Begin with the first line below and retype each line exactly through the line containing "x_idx = list(range(len(categories)))". Any pictures are to be left out.

═══ Supplied material

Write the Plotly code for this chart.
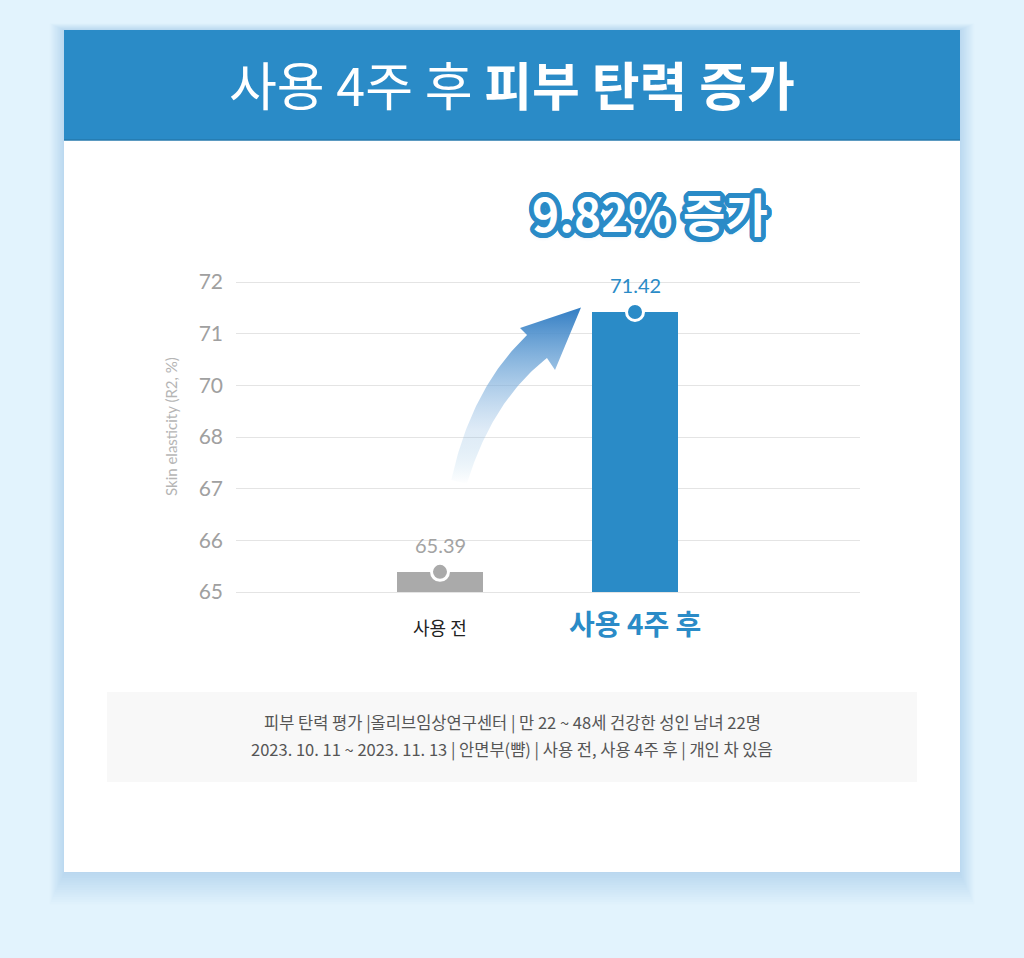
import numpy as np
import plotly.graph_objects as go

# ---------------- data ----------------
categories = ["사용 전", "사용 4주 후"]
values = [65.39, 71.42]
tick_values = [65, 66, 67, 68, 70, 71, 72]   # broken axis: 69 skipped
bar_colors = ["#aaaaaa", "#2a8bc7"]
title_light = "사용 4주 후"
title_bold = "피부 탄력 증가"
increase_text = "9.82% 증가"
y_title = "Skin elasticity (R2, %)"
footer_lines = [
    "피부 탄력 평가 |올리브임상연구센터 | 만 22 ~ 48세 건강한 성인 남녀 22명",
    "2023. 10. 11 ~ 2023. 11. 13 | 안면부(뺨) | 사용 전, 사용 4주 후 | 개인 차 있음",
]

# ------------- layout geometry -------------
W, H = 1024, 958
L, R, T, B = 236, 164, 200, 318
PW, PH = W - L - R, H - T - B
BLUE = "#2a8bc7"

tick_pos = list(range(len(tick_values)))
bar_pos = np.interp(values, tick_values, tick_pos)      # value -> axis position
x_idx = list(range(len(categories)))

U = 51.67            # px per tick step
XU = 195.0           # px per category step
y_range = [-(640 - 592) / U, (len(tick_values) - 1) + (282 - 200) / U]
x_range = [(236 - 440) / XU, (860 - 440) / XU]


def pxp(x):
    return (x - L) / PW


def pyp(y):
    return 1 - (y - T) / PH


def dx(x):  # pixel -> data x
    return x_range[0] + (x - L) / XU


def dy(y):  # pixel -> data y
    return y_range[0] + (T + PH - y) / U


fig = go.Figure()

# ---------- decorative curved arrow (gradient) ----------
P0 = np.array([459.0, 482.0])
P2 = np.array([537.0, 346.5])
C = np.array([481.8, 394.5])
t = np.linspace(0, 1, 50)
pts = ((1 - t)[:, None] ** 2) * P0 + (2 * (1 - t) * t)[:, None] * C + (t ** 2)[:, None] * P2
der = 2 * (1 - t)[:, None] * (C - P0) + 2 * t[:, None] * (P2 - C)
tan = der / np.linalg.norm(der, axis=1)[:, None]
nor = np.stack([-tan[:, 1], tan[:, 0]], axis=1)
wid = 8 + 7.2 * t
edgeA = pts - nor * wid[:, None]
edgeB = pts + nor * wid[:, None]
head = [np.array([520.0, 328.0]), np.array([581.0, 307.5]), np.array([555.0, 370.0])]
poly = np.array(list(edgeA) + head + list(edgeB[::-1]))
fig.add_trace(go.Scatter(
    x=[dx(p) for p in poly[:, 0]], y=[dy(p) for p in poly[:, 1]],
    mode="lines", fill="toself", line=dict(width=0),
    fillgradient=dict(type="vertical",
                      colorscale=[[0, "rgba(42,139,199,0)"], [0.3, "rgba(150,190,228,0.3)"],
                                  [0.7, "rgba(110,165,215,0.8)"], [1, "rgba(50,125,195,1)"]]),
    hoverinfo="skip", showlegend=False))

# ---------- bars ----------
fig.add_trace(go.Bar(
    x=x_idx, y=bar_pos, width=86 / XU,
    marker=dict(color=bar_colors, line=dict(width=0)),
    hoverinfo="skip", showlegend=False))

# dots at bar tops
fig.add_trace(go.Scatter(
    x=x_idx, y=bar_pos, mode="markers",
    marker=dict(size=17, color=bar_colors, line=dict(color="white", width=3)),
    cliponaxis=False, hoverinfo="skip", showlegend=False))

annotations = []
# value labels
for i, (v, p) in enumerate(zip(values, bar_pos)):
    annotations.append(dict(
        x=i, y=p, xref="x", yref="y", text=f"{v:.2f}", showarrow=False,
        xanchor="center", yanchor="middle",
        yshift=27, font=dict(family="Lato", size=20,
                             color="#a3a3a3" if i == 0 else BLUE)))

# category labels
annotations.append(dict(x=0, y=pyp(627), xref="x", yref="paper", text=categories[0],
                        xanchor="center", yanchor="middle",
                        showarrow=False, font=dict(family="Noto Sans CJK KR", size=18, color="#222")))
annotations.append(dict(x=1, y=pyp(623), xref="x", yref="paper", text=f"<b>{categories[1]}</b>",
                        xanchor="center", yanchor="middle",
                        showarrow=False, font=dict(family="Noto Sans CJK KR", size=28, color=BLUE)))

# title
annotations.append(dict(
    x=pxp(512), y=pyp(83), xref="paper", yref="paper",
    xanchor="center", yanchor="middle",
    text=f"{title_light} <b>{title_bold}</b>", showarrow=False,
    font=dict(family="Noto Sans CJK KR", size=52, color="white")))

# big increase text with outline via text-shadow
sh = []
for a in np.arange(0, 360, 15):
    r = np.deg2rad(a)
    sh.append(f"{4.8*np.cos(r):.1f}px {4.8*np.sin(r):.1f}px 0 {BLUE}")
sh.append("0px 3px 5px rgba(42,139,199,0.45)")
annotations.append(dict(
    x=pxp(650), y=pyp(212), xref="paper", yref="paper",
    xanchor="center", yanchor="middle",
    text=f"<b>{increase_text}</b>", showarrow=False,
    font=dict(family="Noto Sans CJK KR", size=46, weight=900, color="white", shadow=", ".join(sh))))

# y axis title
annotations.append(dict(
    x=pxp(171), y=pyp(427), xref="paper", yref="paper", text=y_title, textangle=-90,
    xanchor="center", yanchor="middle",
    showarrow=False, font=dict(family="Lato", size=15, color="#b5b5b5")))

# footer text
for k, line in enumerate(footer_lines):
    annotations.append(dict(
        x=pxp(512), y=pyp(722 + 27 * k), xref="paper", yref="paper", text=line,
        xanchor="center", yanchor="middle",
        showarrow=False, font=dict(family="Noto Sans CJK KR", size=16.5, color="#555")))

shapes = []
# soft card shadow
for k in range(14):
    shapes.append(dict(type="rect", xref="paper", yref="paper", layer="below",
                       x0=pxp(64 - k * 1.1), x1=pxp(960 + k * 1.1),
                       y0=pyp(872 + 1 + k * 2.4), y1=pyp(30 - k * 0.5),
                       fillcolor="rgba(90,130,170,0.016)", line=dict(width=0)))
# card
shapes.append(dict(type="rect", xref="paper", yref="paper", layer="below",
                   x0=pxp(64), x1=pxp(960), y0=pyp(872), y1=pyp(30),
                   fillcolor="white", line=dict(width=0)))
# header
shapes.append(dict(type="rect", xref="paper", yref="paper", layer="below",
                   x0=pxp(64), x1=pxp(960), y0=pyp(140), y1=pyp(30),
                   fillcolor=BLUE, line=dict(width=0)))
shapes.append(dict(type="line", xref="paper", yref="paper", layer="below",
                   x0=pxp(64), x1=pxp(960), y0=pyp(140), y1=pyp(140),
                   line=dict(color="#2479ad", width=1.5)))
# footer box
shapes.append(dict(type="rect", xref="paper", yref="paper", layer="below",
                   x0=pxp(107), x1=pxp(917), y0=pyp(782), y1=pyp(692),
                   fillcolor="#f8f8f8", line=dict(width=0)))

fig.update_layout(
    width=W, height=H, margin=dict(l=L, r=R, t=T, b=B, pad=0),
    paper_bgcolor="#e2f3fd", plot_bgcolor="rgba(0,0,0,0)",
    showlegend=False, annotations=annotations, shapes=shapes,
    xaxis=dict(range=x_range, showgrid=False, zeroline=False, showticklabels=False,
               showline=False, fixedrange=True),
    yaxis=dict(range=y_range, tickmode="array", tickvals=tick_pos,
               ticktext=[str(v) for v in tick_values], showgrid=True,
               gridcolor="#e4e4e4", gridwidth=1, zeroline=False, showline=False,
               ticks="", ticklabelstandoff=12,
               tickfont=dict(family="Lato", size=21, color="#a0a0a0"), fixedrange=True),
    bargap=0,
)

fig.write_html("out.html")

══════

▸ **Solved exercise**
Write the Plotly code for this chart.
import numpy as np
import plotly.graph_objects as go

# ---------------- data ----------------
categories = ["사용 전", "사용 4주 후"]
values = [65.39, 71.42]
tick_values = [65, 66, 67, 68, 70, 71, 72]   # broken axis: 69 skipped
bar_colors = ["#aaaaaa", "#2a8bc7"]
title_light = "사용 4주 후"
title_bold = "피부 탄력 증가"
increase_text = "9.82% 증가"
y_title = "Skin elasticity (R2, %)"
footer_lines = [
    "피부 탄력 평가 |올리브임상연구센터 | 만 22 ~ 48세 건강한 성인 남녀 22명",
    "2023. 10. 11 ~ 2023. 11. 13 | 안면부(뺨) | 사용 전, 사용 4주 후 | 개인 차 있음",
]

# ------------- layout geometry -------------
W, H = 1024, 958
L, R, T, B = 236, 164, 200, 318
PW, PH = W - L - R, H - T - B
BLUE = "#2a8bc7"

tick_pos = list(range(len(tick_values)))
bar_pos = np.interp(values, tick_values, tick_pos)      # value -> axis position
x_idx = list(range(len(categories)))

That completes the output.